No, this is a common point of confusion. A line segment is the physical, geometric object—the "path" itself with its endpoints. Distance, on the other hand, is a measurement—it is the numerical value of the length of that segment. For example, $\overline{AB}$ is the segment, while $AB$ or $m\overline{AB}$ (which is 5 cm, for instance) is the distance between points $A$ and $B$.
Q: Can a line segment be curved?
By definition, no. The term "line" in "line segment" implies straightness. A curved path connecting two points is called an arc. While an arc has a defined length, it is not the shortest path between its endpoints. The line segment is always the straight, and therefore shortest, connection.

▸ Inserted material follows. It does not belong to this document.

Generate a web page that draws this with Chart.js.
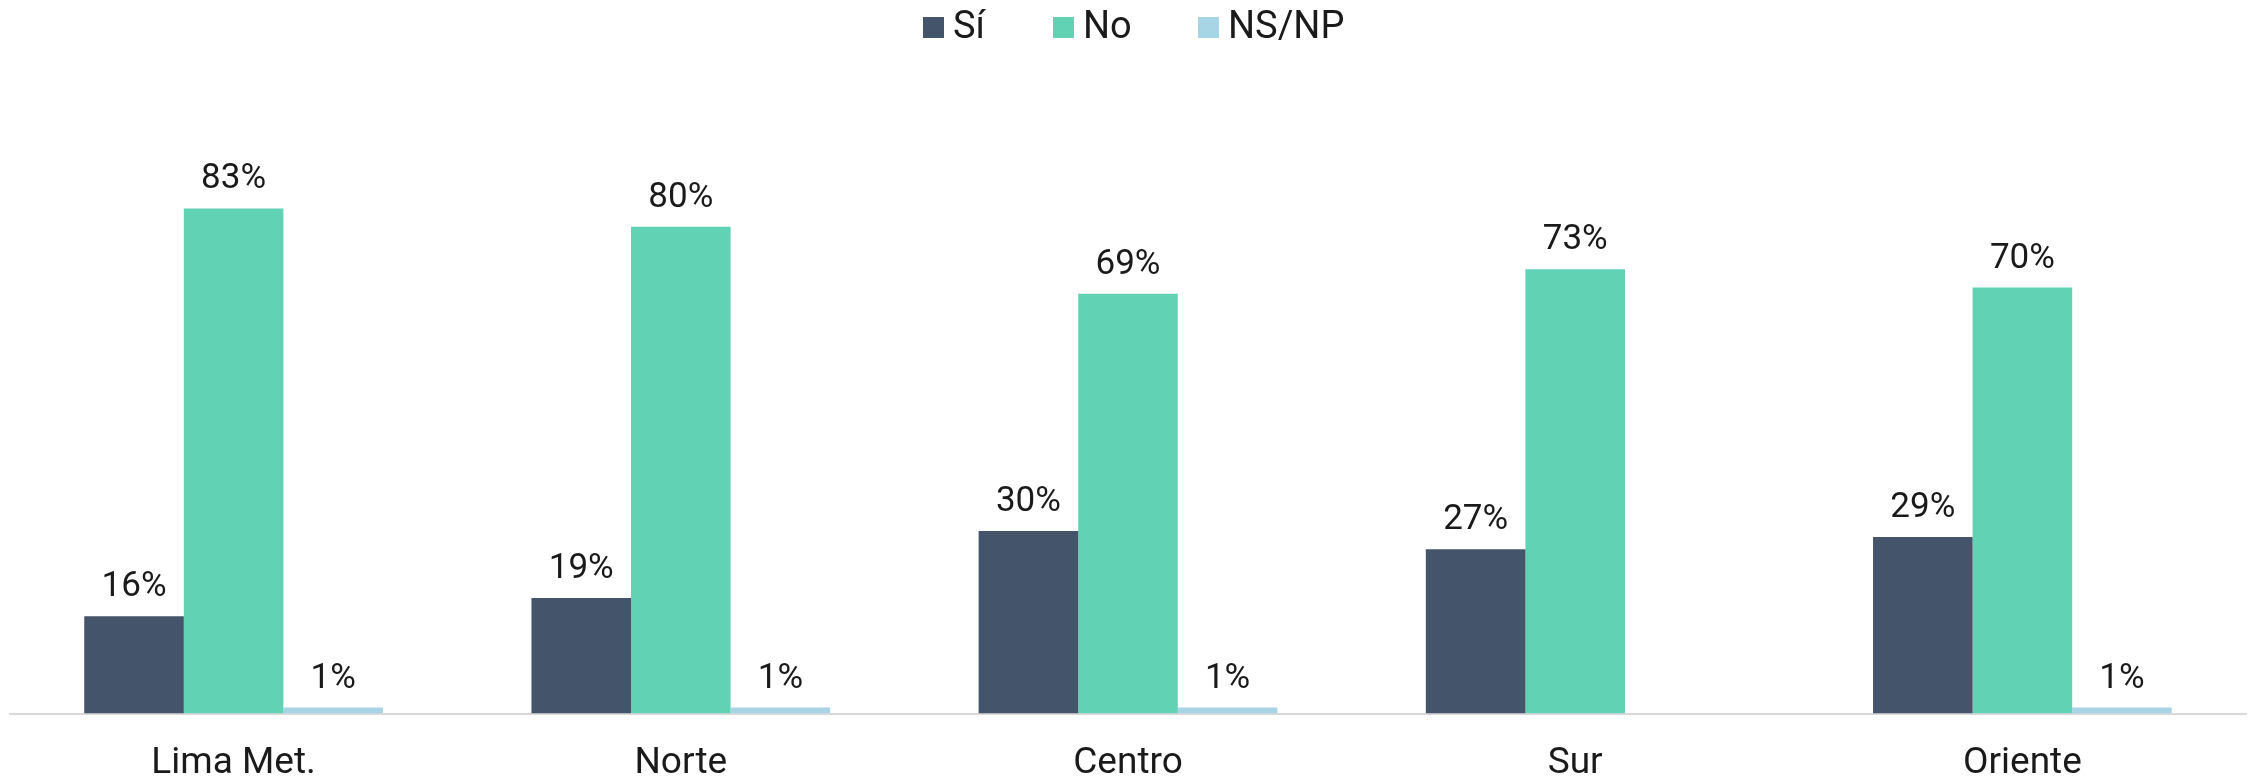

Q: How do you denote a line segment if it has more than two points on it?
A line segment is defined solely by its two endpoints. Even if there are other points lying on it (like a midpoint), it is still named after its two endpoints. For example, the segment $\overline{AC}$ contains point $B$ if $B$ lies between $A$ and $C$. The entire segment is still called $\overline{AC}$.
The line segment, with its two distinct endpoints and definite length, is a cornerstone of geometry. It provides a concrete and measurable concept from which more complex ideas are built. From understanding the difference between a segment, a ray, and a line to applying the midpoint formula in a coordinate plane, mastering line segments is a critical step in mathematical education. Their practical applications are boundless, forming the literal and figurative framework of our designed world, from the buildings we inhabit to the digital screens we interact with daily. By grasping this fundamental building block, we develop the spatial reasoning and logical thinking skills essential for advanced study in mathematics, science, and engineering.
Footnote
[1] Ray: A part of a line that starts at a single point (the endpoint) and extends infinitely in one direction.
[2] Midpoint: A point on a line segment that divides it into two segments of equal length.
[3] Congruent Segments: Line segments that have the exact same length.
[4] Cartesian Plane: A coordinate system that specifies each point uniquely by a pair of numerical coordinates, which are the signed distances to the point from two fixed perpendicular oriented lines, measured in the same unit of length. It is also called the coordinate plane.